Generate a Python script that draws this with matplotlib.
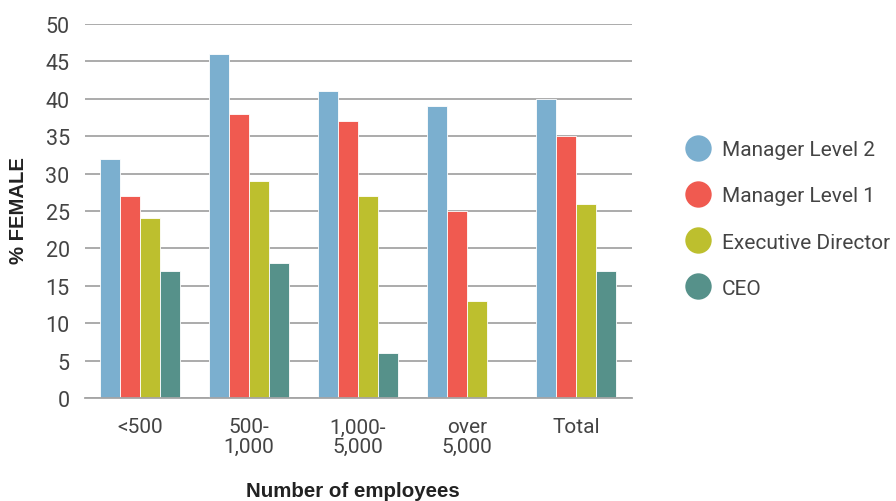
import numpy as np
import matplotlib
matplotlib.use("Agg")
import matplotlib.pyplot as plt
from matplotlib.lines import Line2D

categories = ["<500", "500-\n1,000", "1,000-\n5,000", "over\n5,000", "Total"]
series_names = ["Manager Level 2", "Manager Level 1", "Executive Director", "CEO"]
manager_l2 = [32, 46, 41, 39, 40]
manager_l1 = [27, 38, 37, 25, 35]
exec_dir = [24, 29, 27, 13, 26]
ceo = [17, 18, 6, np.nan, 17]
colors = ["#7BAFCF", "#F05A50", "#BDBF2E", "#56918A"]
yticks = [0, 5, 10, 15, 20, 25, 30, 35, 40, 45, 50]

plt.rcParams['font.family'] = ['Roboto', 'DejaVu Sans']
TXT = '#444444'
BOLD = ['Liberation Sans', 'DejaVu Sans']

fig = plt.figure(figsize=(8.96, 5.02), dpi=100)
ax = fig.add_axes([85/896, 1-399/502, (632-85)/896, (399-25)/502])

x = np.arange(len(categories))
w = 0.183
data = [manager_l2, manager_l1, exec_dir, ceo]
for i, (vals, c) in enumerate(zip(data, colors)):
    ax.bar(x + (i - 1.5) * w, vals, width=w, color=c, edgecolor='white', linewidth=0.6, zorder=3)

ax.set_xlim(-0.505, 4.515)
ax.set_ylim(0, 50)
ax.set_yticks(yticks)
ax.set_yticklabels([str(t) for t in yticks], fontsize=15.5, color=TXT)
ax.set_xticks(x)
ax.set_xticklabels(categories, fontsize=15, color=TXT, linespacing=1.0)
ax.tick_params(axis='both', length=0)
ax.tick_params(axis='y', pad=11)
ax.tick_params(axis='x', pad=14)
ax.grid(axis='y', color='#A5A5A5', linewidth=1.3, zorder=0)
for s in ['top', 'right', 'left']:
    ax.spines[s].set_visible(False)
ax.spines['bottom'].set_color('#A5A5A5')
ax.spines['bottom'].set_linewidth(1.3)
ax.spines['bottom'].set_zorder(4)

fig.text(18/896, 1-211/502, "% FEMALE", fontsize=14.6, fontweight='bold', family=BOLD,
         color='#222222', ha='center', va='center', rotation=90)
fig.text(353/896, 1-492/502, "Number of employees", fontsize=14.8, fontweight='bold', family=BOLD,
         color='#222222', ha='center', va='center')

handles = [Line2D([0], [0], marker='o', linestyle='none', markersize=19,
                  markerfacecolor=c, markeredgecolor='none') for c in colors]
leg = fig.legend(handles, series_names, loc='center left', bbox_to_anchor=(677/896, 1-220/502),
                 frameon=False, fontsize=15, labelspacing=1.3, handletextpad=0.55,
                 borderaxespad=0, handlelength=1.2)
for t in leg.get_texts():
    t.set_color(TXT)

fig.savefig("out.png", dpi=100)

——

→ WHAT THE TASK ASKS
Look through the data and gather every line with the string "matplotlib" in it.

→ RESULT OF THIS EXERCISE
Generate a Python script that draws this with matplotlib.
import matplotlib
matplotlib.use("Agg")
import matplotlib.pyplot as plt
from matplotlib.lines import Line2D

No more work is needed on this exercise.